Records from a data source
>>>>

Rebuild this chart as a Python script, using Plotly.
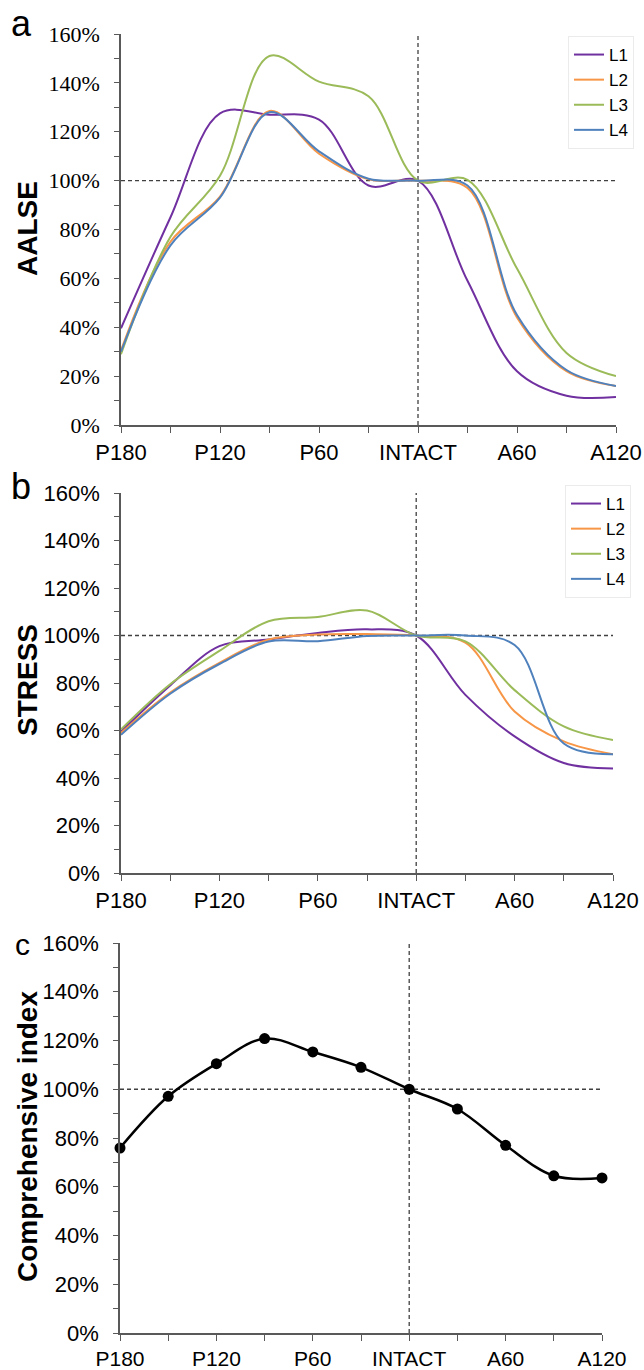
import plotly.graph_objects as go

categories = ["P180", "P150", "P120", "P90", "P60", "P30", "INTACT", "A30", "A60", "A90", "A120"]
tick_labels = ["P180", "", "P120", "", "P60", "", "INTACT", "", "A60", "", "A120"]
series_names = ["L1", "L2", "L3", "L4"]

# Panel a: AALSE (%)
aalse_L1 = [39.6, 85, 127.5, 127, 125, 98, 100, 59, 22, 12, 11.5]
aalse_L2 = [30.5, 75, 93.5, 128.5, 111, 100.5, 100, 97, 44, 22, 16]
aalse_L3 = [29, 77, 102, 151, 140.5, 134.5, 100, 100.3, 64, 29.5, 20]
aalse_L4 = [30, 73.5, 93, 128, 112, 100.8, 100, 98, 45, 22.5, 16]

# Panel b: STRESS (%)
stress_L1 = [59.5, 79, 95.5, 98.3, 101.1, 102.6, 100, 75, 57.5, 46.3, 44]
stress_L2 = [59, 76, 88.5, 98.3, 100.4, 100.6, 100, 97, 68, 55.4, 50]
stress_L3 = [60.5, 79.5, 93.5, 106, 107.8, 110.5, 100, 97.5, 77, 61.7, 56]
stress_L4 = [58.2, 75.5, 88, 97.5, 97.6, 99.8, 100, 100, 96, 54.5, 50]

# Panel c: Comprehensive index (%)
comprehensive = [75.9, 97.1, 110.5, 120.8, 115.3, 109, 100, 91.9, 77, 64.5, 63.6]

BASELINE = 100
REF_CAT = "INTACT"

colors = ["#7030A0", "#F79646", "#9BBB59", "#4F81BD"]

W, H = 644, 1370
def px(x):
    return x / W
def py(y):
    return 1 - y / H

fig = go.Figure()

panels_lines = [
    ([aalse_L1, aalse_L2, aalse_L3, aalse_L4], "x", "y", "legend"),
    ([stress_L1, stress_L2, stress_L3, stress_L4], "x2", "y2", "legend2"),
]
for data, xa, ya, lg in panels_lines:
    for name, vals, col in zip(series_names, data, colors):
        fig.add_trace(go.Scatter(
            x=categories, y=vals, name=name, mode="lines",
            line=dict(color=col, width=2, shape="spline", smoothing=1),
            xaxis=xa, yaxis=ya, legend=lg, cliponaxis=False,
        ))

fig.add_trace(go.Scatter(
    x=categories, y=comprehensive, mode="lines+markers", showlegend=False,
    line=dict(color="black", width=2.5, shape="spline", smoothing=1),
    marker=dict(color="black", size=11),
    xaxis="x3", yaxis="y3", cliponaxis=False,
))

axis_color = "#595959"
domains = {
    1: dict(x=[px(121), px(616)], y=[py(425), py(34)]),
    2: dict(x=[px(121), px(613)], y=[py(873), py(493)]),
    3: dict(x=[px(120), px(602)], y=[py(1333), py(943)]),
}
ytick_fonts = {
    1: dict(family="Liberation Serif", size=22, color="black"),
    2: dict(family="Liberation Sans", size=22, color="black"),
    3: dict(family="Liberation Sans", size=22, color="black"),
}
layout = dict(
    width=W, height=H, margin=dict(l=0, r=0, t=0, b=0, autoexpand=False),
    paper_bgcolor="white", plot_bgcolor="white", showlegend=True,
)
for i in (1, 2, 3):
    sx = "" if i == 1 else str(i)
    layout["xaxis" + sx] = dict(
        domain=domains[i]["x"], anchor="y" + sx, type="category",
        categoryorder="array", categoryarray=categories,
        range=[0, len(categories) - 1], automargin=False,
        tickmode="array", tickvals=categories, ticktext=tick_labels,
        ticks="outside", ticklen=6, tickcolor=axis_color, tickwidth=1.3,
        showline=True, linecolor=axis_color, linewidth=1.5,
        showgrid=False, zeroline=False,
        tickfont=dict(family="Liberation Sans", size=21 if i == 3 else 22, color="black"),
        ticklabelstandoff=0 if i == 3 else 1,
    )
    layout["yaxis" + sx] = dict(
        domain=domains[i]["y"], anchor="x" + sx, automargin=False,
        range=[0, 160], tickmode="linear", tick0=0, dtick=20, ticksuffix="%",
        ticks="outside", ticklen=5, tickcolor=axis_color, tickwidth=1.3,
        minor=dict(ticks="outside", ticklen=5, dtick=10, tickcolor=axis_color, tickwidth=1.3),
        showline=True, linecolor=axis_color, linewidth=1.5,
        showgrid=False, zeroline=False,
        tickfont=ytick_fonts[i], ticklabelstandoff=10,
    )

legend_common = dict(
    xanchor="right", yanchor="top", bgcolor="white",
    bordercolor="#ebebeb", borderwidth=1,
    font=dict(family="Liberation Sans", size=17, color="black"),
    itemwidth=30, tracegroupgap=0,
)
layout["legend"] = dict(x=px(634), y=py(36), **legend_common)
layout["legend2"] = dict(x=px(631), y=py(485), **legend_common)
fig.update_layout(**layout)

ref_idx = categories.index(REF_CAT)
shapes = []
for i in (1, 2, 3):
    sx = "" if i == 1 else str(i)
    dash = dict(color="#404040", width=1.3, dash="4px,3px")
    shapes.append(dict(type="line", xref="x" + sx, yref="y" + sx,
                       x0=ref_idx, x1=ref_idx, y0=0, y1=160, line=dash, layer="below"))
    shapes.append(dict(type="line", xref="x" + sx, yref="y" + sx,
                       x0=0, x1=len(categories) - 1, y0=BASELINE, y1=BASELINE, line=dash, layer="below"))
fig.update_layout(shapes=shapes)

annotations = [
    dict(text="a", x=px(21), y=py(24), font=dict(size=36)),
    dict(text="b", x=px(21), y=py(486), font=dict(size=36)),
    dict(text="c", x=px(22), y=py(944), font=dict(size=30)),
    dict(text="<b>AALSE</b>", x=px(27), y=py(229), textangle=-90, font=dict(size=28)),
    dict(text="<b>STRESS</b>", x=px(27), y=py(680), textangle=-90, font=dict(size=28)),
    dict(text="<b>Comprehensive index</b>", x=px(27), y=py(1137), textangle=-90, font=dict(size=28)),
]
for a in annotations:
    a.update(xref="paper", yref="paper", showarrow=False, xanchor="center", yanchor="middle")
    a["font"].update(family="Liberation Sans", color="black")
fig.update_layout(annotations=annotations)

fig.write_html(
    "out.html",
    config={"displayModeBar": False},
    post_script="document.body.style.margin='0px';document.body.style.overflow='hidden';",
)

<<<<
>>>>

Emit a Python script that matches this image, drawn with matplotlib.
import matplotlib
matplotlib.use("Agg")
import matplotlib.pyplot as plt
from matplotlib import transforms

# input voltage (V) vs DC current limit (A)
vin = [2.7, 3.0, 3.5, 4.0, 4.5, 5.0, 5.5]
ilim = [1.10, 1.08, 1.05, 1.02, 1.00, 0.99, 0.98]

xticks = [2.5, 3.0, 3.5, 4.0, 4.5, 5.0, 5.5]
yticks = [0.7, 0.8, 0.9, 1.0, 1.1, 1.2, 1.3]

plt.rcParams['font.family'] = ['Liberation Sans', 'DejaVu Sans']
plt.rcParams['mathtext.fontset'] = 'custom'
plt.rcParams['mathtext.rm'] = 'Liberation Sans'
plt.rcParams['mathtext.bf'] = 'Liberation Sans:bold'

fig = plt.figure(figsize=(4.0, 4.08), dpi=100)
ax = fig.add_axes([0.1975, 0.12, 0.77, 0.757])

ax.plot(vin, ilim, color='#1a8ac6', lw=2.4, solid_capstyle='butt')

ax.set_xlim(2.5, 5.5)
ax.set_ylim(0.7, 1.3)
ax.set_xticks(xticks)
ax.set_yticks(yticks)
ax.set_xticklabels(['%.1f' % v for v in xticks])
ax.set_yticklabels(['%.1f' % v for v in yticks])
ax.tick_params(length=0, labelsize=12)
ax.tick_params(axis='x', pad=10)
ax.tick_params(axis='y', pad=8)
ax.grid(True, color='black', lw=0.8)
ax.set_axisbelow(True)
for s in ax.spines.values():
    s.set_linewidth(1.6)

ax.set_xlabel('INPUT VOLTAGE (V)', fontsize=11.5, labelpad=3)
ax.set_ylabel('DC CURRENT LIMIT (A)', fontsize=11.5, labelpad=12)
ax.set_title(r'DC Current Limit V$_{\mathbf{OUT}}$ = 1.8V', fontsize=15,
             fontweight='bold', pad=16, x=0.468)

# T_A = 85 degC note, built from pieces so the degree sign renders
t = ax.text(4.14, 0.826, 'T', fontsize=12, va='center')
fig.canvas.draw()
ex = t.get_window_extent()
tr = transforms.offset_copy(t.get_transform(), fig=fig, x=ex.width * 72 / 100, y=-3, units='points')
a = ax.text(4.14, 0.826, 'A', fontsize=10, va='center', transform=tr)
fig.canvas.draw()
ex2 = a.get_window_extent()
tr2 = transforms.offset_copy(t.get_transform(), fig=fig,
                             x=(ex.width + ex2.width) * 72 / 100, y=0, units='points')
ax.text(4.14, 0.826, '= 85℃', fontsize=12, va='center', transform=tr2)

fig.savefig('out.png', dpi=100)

<<<<

### What is required
Taking the material above, extract exactly and only the lines from the line with "Emit a Python" to the line with "color='#1a8ac6', lw=2.4, solid_capstyle='butt')", inclusive of both.

### Output of the exercise
Emit a Python script that matches this image, drawn with matplotlib.
import matplotlib
matplotlib.use("Agg")
import matplotlib.pyplot as plt
from matplotlib import transforms

# input voltage (V) vs DC current limit (A)
vin = [2.7, 3.0, 3.5, 4.0, 4.5, 5.0, 5.5]
ilim = [1.10, 1.08, 1.05, 1.02, 1.00, 0.99, 0.98]

xticks = [2.5, 3.0, 3.5, 4.0, 4.5, 5.0, 5.5]
yticks = [0.7, 0.8, 0.9, 1.0, 1.1, 1.2, 1.3]

plt.rcParams['font.family'] = ['Liberation Sans', 'DejaVu Sans']
plt.rcParams['mathtext.fontset'] = 'custom'
plt.rcParams['mathtext.rm'] = 'Liberation Sans'
plt.rcParams['mathtext.bf'] = 'Liberation Sans:bold'

fig = plt.figure(figsize=(4.0, 4.08), dpi=100)
ax = fig.add_axes([0.1975, 0.12, 0.77, 0.757])

ax.plot(vin, ilim, color='#1a8ac6', lw=2.4, solid_capstyle='butt')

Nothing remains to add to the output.